La Saint-Barthélemy ? Vous en souvenez-vous ? Massacre ignoble de chrétiens par des chrétiens. Dates, chiffres, noms : que nous reste-t-il de tout cela ? Jérémie Foa nous raconte les événements à partir de la base, celle des individus impliqués. En ce temps-là, hélas comme toujours, l'être humain a des comportements exécrables inhérents à sa nature même : le voisin dénonce, le voisin assassine, le voisin "n'a rien vu", parfois l'assassin vient habiter dans la demeure de sa victime dont le corps flotte encore sur la Seine, le mari profite des troubles dans le quartier pour faire disparaître sa femme (à moins que cela ne soit le contraire), les enfants sont éliminés avec leurs parents, le riche évite la dague en payant rançon, etc. de rares cas d'humanité sont rapportés. L'histoire "n'a pas de morale" : l'assassin meurt souvent enrichi et de sa belle mort dans son lit. Les représentations moyenâgeuses de l'Enfer ont sous-estimé la cruauté dont sont capables les hommes. Buchenwald.

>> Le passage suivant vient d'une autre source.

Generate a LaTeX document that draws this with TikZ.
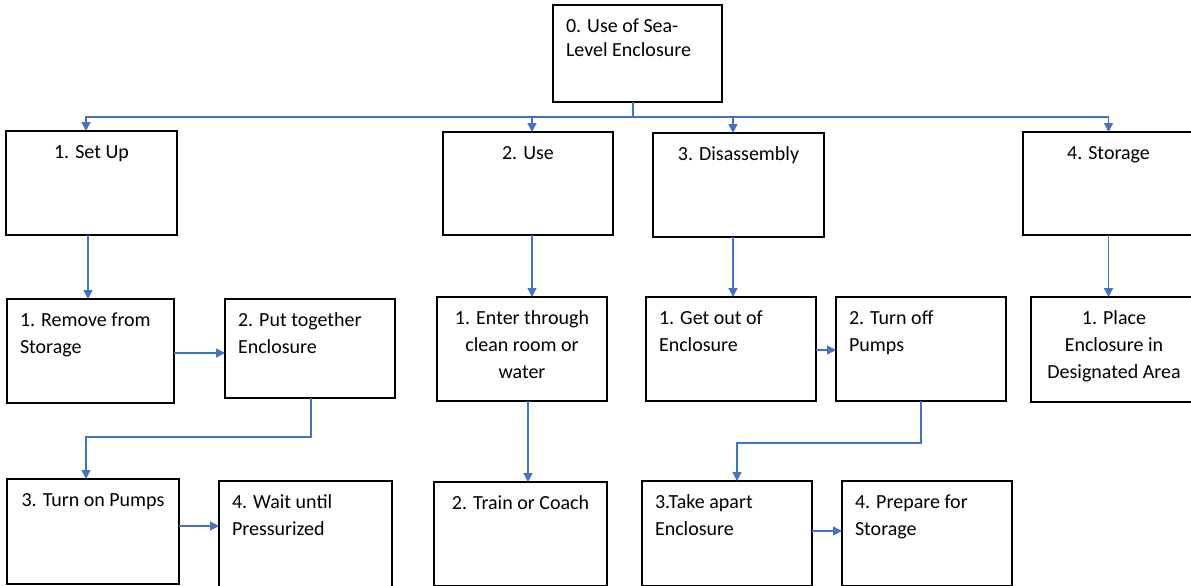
\documentclass[tikz,border=0pt]{standalone}
\usepackage{fontspec}
\setmainfont{Carlito}
\usetikzlibrary{arrows.meta}
\definecolor{wordblue}{HTML}{4472C4}
\newcommand\flowbox[7]{%
  \node[flowbox] (#1) at (#2,-#3)
    {\parbox[c][#5pt][t]{\dimexpr#4pt-26pt\relax}{#6\rule{0pt}{27pt}#7}};}
\begin{document}
\begin{tikzpicture}[x=1pt,y=1pt,
  flowbox/.style={draw=black, line width=1.3pt, anchor=north west,
    inner xsep=13pt, inner ysep=0pt, outer sep=0pt,
    font=\fontsize{20}{27}\selectfont},
  conn/.style={draw=wordblue, line width=1.3pt},
  arr/.style={conn, -{Triangle[length=9pt,width=9pt]}}]
\useasboundingbox[fill=white] (0,0) rectangle (1191,-586);
% level 0
\node[flowbox] (root) at (553,-5)
  {\parbox[c][97pt][t]{143pt}{\fontsize{20}{24}\selectfont\raggedright\rule{0pt}{28pt}0. Use of Sea-\\Level Enclosure}};
% level 1
\flowbox{setup}{6}{131}{171}{104}{\centering}{1. Set Up}
\flowbox{use}{443}{132}{170}{103}{\centering}{2. Use}
\flowbox{disas}{653}{133}{171}{104}{\centering}{3. Disassembly}
\flowbox{storage}{1023}{132}{171}{103}{\centering}{4. Storage}
% level 2
\flowbox{remove}{7}{299}{167}{104}{\raggedright}{1. Remove from\\Storage}
\flowbox{puttog}{225}{299}{170}{99}{\raggedright}{2. Put together\\Enclosure}
\flowbox{enter}{437}{297}{170}{104}{\centering}{1. Enter through\\clean room or\\water}
\flowbox{getout}{646}{297}{170}{104}{\raggedright}{1. Get out of\\Enclosure}
\flowbox{turnoff}{836}{297}{170}{104}{\raggedright}{2. Turn off\\Pumps}
\flowbox{place}{1031}{297}{166}{105}{\centering}{1. Place\\Enclosure in\\Designated Area}
% level 3
\flowbox{turnon}{7}{479}{172}{105}{\centering}{3. Turn on Pumps}
\flowbox{wait}{219}{481}{173}{108}{\raggedright}{4. Wait until\\Pressurized}
\flowbox{train}{434}{482}{173}{104}{\centering}{2. Train or Coach}
\flowbox{takeapart}{642}{481}{170}{105}{\raggedright}{3.Take apart\\Enclosure}
\flowbox{prepare}{842}{481}{170}{105}{\raggedright}{4. Prepare for\\Storage}
% connectors from root
\coordinate (bus) at (633,-117);
\draw[conn] (root.south -| bus) -- (bus);
\draw[arr] (bus) -| ([xshift=-5.5pt]setup.north);
\draw[arr] (bus) -| ([xshift=4pt]use.north);
\draw[arr] (bus) -| ([xshift=-5.5pt]disas.north);
\draw[arr] (bus) -| (storage.north);
% level 1 -> level 2
\draw[arr] ([xshift=-3.5pt]setup.south) -- ([xshift=-3.5pt]setup.south |- remove.north);
\draw[arr] ([xshift=4pt]use.south) -- ([xshift=4pt]use.south |- enter.north);
\draw[arr] ([xshift=-5.5pt]disas.south) -- ([xshift=-5.5pt]disas.south |- getout.north);
\draw[arr] (storage.south) -- (storage.south |- place.north);
% within branches
\draw[arr] ([yshift=-2pt]remove.east) -- ([yshift=-2pt]remove.east -| puttog.west);
\draw[arr] ([xshift=1pt]puttog.south) -- ++(0,-39) -| ([xshift=-7pt]turnon.north);
\draw[arr] ([yshift=5.5pt]turnon.east) -- ([yshift=5.5pt]turnon.east -| wait.west);
\draw[arr] ([xshift=6pt]enter.south) -- ([xshift=6pt]enter.south |- train.north);
\draw[arr] ([yshift=-1pt]getout.east) -- ([yshift=-1pt]getout.east -| turnoff.west);
\draw[arr] (turnoff.south) -- ++(0,-42) -| ([xshift=10pt]takeapart.north);
\draw[arr] ([yshift=2.5pt]takeapart.east) -- ([yshift=2.5pt]takeapart.east -| prepare.west);
\end{tikzpicture}
\end{document}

L'énorme travail de recherche dans les archives s'apparente à un travail de policier. Encore faut-il que ce policier ait du flair et du talent. L'enquête est difficile : il faut affronter la graphie des manuscrits de l'époque, leur vocabulaire et leurs nombreuses coquilles sous lesquelles démasquer "l'appellation originelle du disparu". La reproduction dactylographiée de nombreux extraits de registres renforce l'impression du lecteur d'accompagner l'auteur dans le déchiffrage qu'il a dû réaliser. Cette lecture n'est pas une visite virtuelle du passé : on peut y toucher de la main les traces laissées sur les murs par les croix arrachées au-dessus des fosses communes. Ces vingt-cinq tableaux de victimes et assassins nous laissent une profonde impression de malaise : comment l'apparente banalisation du crime et des atrocités a-t-elle pu exploser en quelques jours ? Quoiqu'elle transparaisse entre les lignes de cette exposition, il manque peut-être en introduction la présentation de la tension croissante entre les protagonistes au cours des années précédentes, celle de la relative accalmie ayant résulté de la Paix de Saint-Germain (1570) puis la montée en pression ayant conduit deux ans plus tard à l'explosion que l'on sait. le tsunami surgit ; on y assiste totalement médusé, sans avoir perçu aucun signe avant-coureur autre que celui que l'enseignement de l'histoire des Guerres de Religion a laissé dans les mémoires scolaires de la plupart d'entre nous. Ravensbrück.

Jérémie Foa, historien, n'hésite pas à nous parler un peu de lui ; il commence ainsi un chapitre : "Une fois, j'ai rêvé de la Tour Eiffel". Avouez que relater cette anecdote dans un ouvrage signé par un universitaire et consacré à des faits historiques datant de 450 ans n'est pas banal. Plus loin, il évoque le film "La Reine Margot". L'auteur nous parle de lui en train d'écrire. J'aime cette forme d'écriture, elle se rapproche de la littérature. Il réussit à maintenir une réserve entre ce qu'il décrit et ce qu'il ressent : pas de pathos, pas de voyeurisme. Ce récit tient de la photographie. Mauthausen. Srebrenica. Rwanda ...

Tout ça, c'est de l'histoire ancienne me direz-vous. Non. Comme nous pouvons tous le faire, l'auteur, de-ci de-là, fait des rapprochements entre l'objet de son étude et notre époque. La décapitation de Samuel Paty démontre que ce que l'on croyait à jamais derrière nous reste d'une "troublante actualité".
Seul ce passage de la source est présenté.